Sealaska Heritage Institute will sponsor two free lectures during the first two weeks of August.
On Friday, Aug. 7, Michael Taylor, a Ph.D. candidate in English and First Nations Studies at the University of British Columbia, will present “Onward Christian Soldiers: Situating the Writings of the Alaska Native Brotherhood/Sisterhood within a Longstanding Indigenous Literary Tradition.”
In his research, Taylor argues that the current record of Alaska Native literature is divided into two categories: traditional oral literature and post-1960s fiction and poetry.

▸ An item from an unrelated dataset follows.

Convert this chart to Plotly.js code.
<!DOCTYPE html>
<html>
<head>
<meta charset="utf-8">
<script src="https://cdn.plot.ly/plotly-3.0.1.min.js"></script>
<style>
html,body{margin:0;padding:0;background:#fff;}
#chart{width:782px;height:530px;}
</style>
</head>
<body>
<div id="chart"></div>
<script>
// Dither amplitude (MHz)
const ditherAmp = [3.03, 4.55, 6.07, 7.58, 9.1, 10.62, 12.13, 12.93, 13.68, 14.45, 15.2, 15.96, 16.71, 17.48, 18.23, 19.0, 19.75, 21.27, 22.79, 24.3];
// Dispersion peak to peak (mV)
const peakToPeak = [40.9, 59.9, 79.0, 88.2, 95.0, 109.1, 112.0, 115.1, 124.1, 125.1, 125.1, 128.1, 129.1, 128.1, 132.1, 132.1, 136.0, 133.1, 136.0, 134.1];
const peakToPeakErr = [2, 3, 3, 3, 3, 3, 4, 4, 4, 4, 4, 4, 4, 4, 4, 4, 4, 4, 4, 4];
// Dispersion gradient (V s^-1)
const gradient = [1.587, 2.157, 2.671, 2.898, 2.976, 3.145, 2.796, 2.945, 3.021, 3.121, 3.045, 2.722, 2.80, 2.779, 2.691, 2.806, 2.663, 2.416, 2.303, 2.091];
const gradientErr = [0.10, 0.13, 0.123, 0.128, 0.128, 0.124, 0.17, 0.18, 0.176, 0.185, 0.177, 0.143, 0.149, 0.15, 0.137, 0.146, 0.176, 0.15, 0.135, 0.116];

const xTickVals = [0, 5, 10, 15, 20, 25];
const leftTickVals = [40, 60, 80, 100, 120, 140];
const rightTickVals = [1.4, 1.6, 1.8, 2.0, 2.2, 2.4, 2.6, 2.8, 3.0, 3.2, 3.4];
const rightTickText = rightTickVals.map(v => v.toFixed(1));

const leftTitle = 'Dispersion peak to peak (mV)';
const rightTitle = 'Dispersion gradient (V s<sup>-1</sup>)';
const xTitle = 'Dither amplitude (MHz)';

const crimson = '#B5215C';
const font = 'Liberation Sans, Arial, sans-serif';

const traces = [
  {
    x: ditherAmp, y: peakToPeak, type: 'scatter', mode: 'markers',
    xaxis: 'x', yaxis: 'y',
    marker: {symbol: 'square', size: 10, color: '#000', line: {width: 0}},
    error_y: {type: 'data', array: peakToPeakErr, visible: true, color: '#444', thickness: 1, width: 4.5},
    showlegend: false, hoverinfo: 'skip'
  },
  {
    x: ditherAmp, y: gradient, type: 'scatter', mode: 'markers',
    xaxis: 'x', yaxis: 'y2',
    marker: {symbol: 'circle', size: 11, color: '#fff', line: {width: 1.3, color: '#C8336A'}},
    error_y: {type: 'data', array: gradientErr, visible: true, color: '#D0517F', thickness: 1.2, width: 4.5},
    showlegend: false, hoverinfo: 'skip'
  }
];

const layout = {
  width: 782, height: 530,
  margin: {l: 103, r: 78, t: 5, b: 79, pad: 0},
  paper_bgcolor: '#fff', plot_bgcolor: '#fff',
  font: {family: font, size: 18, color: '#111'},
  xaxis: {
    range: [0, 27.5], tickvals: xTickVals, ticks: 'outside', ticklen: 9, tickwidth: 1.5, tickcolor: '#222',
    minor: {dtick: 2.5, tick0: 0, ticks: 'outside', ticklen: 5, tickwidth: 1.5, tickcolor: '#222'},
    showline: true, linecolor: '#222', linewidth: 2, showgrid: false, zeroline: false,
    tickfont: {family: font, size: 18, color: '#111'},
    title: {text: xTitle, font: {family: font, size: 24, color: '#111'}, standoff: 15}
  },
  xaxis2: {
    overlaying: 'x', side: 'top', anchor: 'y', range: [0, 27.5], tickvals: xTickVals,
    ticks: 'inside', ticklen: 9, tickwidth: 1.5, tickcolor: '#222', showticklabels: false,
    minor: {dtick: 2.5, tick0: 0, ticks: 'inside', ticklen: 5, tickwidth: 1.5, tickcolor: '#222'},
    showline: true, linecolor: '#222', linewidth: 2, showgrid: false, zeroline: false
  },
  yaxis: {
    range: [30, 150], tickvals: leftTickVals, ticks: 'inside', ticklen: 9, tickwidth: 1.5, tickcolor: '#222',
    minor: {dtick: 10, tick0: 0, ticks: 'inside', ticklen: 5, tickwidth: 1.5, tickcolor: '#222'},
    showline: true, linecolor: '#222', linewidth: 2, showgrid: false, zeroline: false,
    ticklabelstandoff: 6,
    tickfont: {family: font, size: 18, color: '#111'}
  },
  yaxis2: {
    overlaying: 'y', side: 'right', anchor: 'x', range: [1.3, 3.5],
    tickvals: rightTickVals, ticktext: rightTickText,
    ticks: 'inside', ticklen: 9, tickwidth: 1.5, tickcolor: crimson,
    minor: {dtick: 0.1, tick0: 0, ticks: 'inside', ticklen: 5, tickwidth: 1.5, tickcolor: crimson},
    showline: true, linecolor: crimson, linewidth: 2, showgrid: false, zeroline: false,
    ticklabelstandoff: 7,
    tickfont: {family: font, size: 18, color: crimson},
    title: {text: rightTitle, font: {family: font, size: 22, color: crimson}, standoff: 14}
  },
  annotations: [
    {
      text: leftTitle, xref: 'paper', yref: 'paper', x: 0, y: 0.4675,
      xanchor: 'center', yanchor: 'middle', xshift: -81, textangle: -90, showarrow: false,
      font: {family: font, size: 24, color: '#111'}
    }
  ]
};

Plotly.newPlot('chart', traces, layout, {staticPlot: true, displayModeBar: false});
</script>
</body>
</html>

“Though both categories of literature are vital, the glaring absence of early twentieth-century Alaska Native writers maintains the myth that Alaska Natives remain only recently and marginally literate,” Taylor wrote.
In his presentation, Taylor will explore the early writings of the ANB/ANS—including their constitutions, petitions and newspapers—to highlight how these writings attest to ongoing Alaska Native community and survival during an era of forced individualization and assimilation.

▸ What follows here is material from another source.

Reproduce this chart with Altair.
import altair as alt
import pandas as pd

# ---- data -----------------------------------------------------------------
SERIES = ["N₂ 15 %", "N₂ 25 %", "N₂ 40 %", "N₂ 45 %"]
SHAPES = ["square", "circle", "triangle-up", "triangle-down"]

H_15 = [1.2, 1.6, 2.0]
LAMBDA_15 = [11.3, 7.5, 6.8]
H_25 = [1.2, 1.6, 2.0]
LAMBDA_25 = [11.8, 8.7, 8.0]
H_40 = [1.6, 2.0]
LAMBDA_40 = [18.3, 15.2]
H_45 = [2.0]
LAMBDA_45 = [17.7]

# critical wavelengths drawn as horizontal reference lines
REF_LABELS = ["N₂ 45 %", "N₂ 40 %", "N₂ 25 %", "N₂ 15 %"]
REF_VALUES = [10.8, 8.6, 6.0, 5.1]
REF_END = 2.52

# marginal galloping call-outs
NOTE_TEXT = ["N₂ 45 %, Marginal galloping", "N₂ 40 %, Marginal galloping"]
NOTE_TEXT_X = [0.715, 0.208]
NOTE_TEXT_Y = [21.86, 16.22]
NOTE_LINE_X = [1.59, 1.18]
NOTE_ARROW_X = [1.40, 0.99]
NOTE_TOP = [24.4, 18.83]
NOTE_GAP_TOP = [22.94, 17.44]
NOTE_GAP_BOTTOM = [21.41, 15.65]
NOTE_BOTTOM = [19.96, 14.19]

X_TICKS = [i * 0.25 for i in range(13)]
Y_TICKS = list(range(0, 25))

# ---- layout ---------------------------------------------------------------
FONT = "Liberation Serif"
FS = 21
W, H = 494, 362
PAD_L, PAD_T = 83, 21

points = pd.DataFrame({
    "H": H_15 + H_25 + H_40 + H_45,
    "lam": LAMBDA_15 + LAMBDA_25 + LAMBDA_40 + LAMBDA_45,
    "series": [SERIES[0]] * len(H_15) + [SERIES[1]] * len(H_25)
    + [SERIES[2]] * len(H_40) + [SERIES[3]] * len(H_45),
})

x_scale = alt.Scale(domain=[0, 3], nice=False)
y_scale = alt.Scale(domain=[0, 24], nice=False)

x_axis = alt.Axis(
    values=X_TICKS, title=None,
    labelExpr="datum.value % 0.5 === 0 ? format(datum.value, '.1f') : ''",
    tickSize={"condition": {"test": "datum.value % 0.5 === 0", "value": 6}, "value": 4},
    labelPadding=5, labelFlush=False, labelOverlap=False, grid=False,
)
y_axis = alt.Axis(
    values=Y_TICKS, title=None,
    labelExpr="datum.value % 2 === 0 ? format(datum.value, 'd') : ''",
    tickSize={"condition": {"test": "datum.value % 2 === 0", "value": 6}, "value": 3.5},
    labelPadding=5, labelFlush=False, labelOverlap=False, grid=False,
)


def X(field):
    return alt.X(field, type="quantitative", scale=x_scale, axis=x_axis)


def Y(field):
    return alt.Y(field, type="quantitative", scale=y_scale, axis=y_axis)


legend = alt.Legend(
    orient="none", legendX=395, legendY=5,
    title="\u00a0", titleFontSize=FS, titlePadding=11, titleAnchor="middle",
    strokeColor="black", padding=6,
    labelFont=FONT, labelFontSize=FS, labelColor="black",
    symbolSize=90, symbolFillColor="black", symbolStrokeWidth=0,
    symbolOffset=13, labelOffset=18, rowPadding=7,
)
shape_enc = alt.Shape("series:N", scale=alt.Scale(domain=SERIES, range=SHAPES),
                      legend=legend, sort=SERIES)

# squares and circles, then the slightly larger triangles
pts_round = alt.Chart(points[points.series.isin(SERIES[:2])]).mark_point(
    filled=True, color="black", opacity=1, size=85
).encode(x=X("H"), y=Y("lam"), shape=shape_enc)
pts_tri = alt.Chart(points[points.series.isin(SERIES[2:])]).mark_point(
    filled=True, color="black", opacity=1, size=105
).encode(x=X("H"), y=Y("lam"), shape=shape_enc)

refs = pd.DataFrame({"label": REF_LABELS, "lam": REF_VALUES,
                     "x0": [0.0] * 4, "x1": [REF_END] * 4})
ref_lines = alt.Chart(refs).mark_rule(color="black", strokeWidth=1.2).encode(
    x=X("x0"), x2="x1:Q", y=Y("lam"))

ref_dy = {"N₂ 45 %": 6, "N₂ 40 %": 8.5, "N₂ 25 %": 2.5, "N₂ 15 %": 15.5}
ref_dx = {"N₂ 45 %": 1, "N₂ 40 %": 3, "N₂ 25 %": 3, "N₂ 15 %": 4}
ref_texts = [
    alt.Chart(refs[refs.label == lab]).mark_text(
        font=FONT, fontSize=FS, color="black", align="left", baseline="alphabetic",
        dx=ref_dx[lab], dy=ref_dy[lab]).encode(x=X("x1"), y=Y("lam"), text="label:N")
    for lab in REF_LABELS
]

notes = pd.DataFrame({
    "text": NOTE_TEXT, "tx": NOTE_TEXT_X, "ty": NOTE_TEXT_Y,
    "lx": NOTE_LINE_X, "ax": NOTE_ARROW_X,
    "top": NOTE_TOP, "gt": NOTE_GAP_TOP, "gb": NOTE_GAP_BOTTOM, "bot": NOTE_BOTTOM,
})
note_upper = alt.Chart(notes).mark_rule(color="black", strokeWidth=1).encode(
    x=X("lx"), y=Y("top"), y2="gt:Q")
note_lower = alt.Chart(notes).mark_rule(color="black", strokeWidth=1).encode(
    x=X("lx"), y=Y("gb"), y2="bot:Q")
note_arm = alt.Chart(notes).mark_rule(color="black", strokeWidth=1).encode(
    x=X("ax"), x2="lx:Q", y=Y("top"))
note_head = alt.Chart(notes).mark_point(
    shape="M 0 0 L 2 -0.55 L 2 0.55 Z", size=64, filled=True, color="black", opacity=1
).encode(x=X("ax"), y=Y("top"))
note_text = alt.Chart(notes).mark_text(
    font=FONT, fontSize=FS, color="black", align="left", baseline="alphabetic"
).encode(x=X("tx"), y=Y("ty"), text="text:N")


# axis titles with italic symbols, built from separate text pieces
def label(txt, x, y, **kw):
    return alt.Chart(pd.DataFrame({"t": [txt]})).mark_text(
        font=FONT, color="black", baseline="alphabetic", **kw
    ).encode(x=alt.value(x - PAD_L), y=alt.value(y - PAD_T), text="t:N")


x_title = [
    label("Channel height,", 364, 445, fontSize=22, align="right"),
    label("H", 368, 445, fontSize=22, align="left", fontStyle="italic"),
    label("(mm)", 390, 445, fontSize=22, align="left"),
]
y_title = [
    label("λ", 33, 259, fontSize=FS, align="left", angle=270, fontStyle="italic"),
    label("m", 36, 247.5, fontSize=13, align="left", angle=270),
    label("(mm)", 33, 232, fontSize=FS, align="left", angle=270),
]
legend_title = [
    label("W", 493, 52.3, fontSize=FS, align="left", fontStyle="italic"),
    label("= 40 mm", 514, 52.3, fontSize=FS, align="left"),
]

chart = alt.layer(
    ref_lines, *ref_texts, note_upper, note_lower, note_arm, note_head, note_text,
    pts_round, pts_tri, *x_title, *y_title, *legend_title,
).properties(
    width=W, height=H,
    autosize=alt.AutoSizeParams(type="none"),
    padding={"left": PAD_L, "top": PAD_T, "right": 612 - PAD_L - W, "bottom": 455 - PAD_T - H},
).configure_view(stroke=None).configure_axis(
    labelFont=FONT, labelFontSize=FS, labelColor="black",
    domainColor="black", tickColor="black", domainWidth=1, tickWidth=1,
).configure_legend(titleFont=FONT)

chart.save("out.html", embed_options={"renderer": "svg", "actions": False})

On Tuesday, Aug. 11, Dr. David Silverman, a history professor from George Washington University who specializes in American Indian and Colonial American History, will present “The Sitka Tlingit and the Pacific Northwest Gun Frontier.”
According to Dr. Silverman, “Between the 1780s and early 1800s, Native people along the Pacific Northwest coast went from being some of the most isolated populations in the world to hosting merchant ships from a half dozen nations and participating in a global commerce linking Europe, the Americas, Polynesia, and China. Though often characterized as the fur trade, this exchange was also very much an arms trade in which Indians acquired smoothbore, flintlock muskets, ammunition, and sometimes even artillery guns. In the Pacific Northwest, as in other times and places in North America, temporarily cornering the weapons market enabled some Native groups to transform themselves into regional powers who dominated not just their indigenous neighbors, but Europeans as well. The Sitka Tlingit were one of those peoples.”
Silverman’s talk will explore the rise of the Sitka Tlingit’s armament and its political ramifications, including the famous 1802 and 1804 battles with the Russians.
Both lectures will be held at noon in the Living History Center on the second floor of the Walter Soboleff Building in Juneau. Attendees are invited to bring their own lunch.
Sealaska Heritage Institute is a private, nonprofit founded in 1980 to promote cultural diversity and cross-cultural understanding. The institute is governed by a Board of Trustees and guided by a Council of Traditional Scholars. Its mission is to perpetuate and enhance Tlingit, Haida, and Tsimshian cultures of Southeast Alaska.